• **What you are asked to do**:
Transcribe all of the data exactly. Omit the pictures.

>> START Data lines

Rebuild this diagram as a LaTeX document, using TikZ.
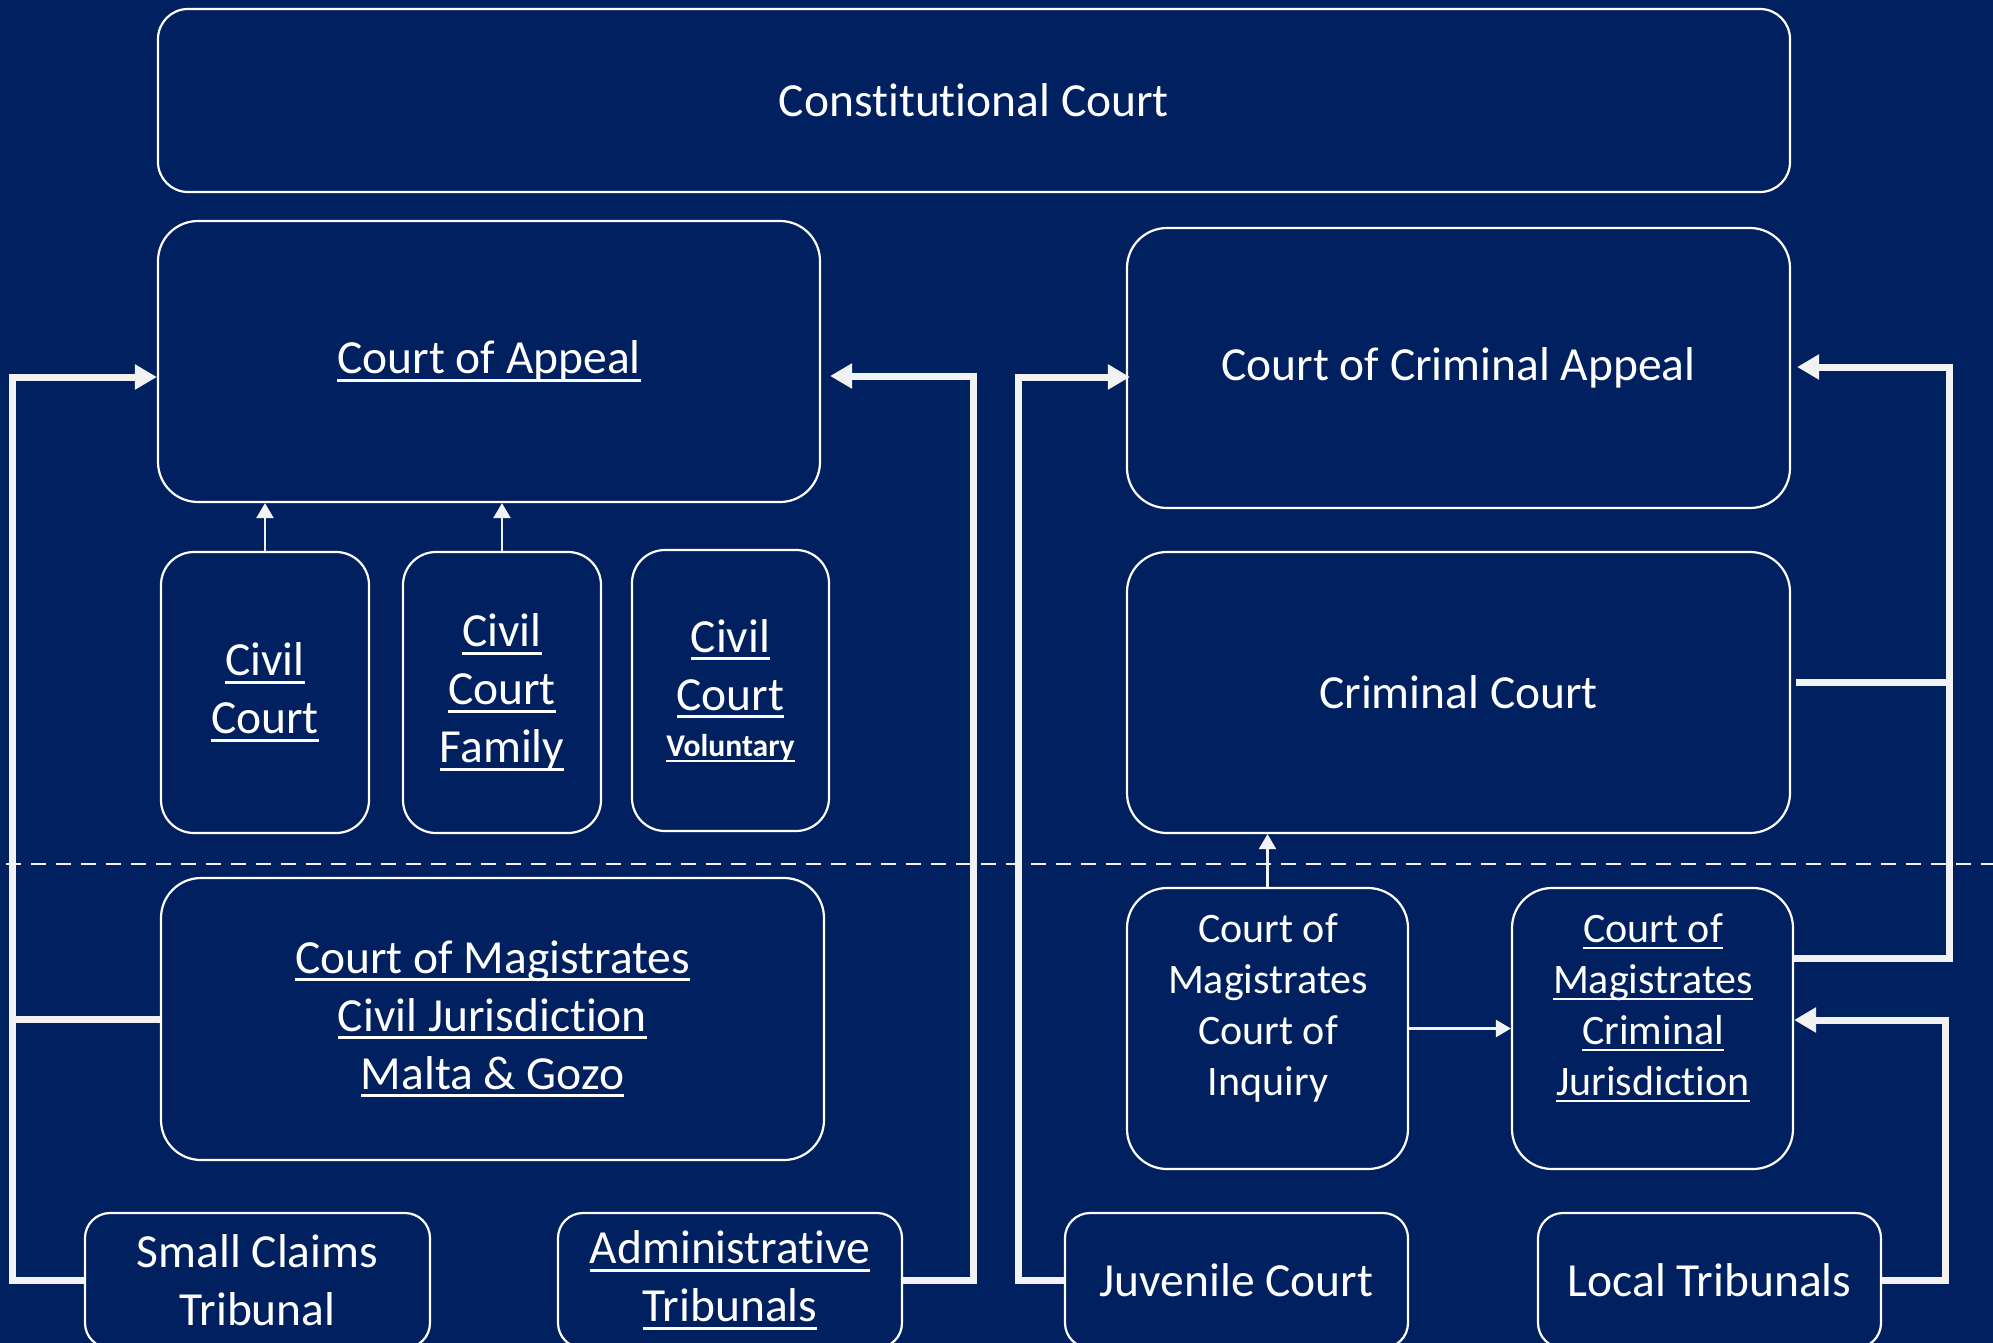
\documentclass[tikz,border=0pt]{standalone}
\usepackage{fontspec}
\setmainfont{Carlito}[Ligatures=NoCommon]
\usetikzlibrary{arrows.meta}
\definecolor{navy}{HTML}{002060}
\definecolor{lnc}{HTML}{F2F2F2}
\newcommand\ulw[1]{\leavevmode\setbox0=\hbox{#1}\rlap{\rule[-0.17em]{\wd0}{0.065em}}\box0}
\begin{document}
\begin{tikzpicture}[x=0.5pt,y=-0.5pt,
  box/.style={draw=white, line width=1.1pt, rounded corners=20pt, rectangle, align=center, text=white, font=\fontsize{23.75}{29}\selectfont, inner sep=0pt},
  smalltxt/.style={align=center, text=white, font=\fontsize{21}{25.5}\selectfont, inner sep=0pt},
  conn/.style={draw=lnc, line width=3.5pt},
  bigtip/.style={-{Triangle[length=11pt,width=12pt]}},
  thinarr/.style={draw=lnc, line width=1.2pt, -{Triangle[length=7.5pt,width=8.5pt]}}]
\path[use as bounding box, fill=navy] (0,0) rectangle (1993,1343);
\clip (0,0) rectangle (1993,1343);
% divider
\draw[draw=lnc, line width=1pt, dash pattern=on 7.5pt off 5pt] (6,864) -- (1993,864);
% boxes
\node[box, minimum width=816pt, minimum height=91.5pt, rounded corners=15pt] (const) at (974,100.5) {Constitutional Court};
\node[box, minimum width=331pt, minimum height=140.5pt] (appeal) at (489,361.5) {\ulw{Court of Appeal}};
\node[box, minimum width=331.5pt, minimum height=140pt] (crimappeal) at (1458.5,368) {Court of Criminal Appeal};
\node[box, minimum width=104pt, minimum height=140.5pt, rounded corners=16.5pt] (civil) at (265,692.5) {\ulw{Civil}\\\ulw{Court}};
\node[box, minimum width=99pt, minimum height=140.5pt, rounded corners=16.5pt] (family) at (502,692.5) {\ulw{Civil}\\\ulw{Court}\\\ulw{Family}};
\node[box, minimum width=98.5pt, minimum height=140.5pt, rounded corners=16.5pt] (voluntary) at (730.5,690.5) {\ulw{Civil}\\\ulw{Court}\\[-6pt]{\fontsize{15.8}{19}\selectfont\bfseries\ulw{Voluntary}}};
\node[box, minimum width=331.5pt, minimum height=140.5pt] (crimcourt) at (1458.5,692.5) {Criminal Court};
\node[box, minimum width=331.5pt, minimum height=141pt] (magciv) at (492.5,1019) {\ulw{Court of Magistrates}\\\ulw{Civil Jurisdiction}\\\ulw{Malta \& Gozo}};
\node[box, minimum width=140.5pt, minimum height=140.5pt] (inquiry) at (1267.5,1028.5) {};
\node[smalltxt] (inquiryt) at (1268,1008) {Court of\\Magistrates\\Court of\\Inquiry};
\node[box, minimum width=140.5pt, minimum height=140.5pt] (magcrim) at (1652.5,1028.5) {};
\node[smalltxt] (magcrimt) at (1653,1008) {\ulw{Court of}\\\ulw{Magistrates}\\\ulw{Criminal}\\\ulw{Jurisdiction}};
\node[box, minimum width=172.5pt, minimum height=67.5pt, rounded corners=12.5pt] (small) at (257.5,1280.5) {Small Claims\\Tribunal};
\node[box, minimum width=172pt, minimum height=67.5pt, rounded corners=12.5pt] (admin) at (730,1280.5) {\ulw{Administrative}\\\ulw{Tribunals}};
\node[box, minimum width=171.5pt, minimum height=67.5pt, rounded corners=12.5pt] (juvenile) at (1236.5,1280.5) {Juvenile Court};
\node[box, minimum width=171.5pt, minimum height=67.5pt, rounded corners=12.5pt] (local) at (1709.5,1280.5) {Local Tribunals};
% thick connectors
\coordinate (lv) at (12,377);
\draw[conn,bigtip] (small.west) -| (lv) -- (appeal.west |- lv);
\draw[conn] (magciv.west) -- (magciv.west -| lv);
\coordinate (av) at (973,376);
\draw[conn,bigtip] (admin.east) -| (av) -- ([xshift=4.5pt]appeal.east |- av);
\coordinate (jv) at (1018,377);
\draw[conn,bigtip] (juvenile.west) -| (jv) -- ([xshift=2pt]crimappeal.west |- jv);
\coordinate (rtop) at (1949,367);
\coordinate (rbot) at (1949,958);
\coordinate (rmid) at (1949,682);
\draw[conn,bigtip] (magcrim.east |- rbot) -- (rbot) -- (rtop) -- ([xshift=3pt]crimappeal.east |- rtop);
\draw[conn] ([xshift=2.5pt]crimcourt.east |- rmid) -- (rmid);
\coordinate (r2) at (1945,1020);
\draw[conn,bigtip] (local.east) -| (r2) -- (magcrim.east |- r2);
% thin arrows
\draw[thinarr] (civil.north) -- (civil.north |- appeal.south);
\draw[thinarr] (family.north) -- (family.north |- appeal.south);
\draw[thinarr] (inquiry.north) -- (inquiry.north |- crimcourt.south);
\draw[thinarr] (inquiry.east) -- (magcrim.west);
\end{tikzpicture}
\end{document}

>> END Data lines

• **Result of the task**:
Rebuild this diagram as a LaTeX document, using TikZ.
\documentclass[tikz,border=0pt]{standalone}
\usepackage{fontspec}
\setmainfont{Carlito}[Ligatures=NoCommon]
\usetikzlibrary{arrows.meta}
\definecolor{navy}{HTML}{002060}
\definecolor{lnc}{HTML}{F2F2F2}
\newcommand\ulw[1]{\leavevmode\setbox0=\hbox{#1}\rlap{\rule[-0.17em]{\wd0}{0.065em}}\box0}
\begin{document}
\begin{tikzpicture}[x=0.5pt,y=-0.5pt,
  box/.style={draw=white, line width=1.1pt, rounded corners=20pt, rectangle, align=center, text=white, font=\fontsize{23.75}{29}\selectfont, inner sep=0pt},
  smalltxt/.style={align=center, text=white, font=\fontsize{21}{25.5}\selectfont, inner sep=0pt},
  conn/.style={draw=lnc, line width=3.5pt},
  bigtip/.style={-{Triangle[length=11pt,width=12pt]}},
  thinarr/.style={draw=lnc, line width=1.2pt, -{Triangle[length=7.5pt,width=8.5pt]}}]
\path[use as bounding box, fill=navy] (0,0) rectangle (1993,1343);
\clip (0,0) rectangle (1993,1343);
% divider
\draw[draw=lnc, line width=1pt, dash pattern=on 7.5pt off 5pt] (6,864) -- (1993,864);
% boxes
\node[box, minimum width=816pt, minimum height=91.5pt, rounded corners=15pt] (const) at (974,100.5) {Constitutional Court};
\node[box, minimum width=331pt, minimum height=140.5pt] (appeal) at (489,361.5) {\ulw{Court of Appeal}};
\node[box, minimum width=331.5pt, minimum height=140pt] (crimappeal) at (1458.5,368) {Court of Criminal Appeal};
\node[box, minimum width=104pt, minimum height=140.5pt, rounded corners=16.5pt] (civil) at (265,692.5) {\ulw{Civil}\\\ulw{Court}};
\node[box, minimum width=99pt, minimum height=140.5pt, rounded corners=16.5pt] (family) at (502,692.5) {\ulw{Civil}\\\ulw{Court}\\\ulw{Family}};
\node[box, minimum width=98.5pt, minimum height=140.5pt, rounded corners=16.5pt] (voluntary) at (730.5,690.5) {\ulw{Civil}\\\ulw{Court}\\[-6pt]{\fontsize{15.8}{19}\selectfont\bfseries\ulw{Voluntary}}};
\node[box, minimum width=331.5pt, minimum height=140.5pt] (crimcourt) at (1458.5,692.5) {Criminal Court};
\node[box, minimum width=331.5pt, minimum height=141pt] (magciv) at (492.5,1019) {\ulw{Court of Magistrates}\\\ulw{Civil Jurisdiction}\\\ulw{Malta \& Gozo}};
\node[box, minimum width=140.5pt, minimum height=140.5pt] (inquiry) at (1267.5,1028.5) {};
\node[smalltxt] (inquiryt) at (1268,1008) {Court of\\Magistrates\\Court of\\Inquiry};
\node[box, minimum width=140.5pt, minimum height=140.5pt] (magcrim) at (1652.5,1028.5) {};
\node[smalltxt] (magcrimt) at (1653,1008) {\ulw{Court of}\\\ulw{Magistrates}\\\ulw{Criminal}\\\ulw{Jurisdiction}};
\node[box, minimum width=172.5pt, minimum height=67.5pt, rounded corners=12.5pt] (small) at (257.5,1280.5) {Small Claims\\Tribunal};
\node[box, minimum width=172pt, minimum height=67.5pt, rounded corners=12.5pt] (admin) at (730,1280.5) {\ulw{Administrative}\\\ulw{Tribunals}};
\node[box, minimum width=171.5pt, minimum height=67.5pt, rounded corners=12.5pt] (juvenile) at (1236.5,1280.5) {Juvenile Court};
\node[box, minimum width=171.5pt, minimum height=67.5pt, rounded corners=12.5pt] (local) at (1709.5,1280.5) {Local Tribunals};
% thick connectors
\coordinate (lv) at (12,377);
\draw[conn,bigtip] (small.west) -| (lv) -- (appeal.west |- lv);
\draw[conn] (magciv.west) -- (magciv.west -| lv);
\coordinate (av) at (973,376);
\draw[conn,bigtip] (admin.east) -| (av) -- ([xshift=4.5pt]appeal.east |- av);
\coordinate (jv) at (1018,377);
\draw[conn,bigtip] (juvenile.west) -| (jv) -- ([xshift=2pt]crimappeal.west |- jv);
\coordinate (rtop) at (1949,367);
\coordinate (rbot) at (1949,958);
\coordinate (rmid) at (1949,682);
\draw[conn,bigtip] (magcrim.east |- rbot) -- (rbot) -- (rtop) -- ([xshift=3pt]crimappeal.east |- rtop);
\draw[conn] ([xshift=2.5pt]crimcourt.east |- rmid) -- (rmid);
\coordinate (r2) at (1945,1020);
\draw[conn,bigtip] (local.east) -| (r2) -- (magcrim.east |- r2);
% thin arrows
\draw[thinarr] (civil.north) -- (civil.north |- appeal.south);
\draw[thinarr] (family.north) -- (family.north |- appeal.south);
\draw[thinarr] (inquiry.north) -- (inquiry.north |- crimcourt.south);
\draw[thinarr] (inquiry.east) -- (magcrim.west);
\end{tikzpicture}
\end{document}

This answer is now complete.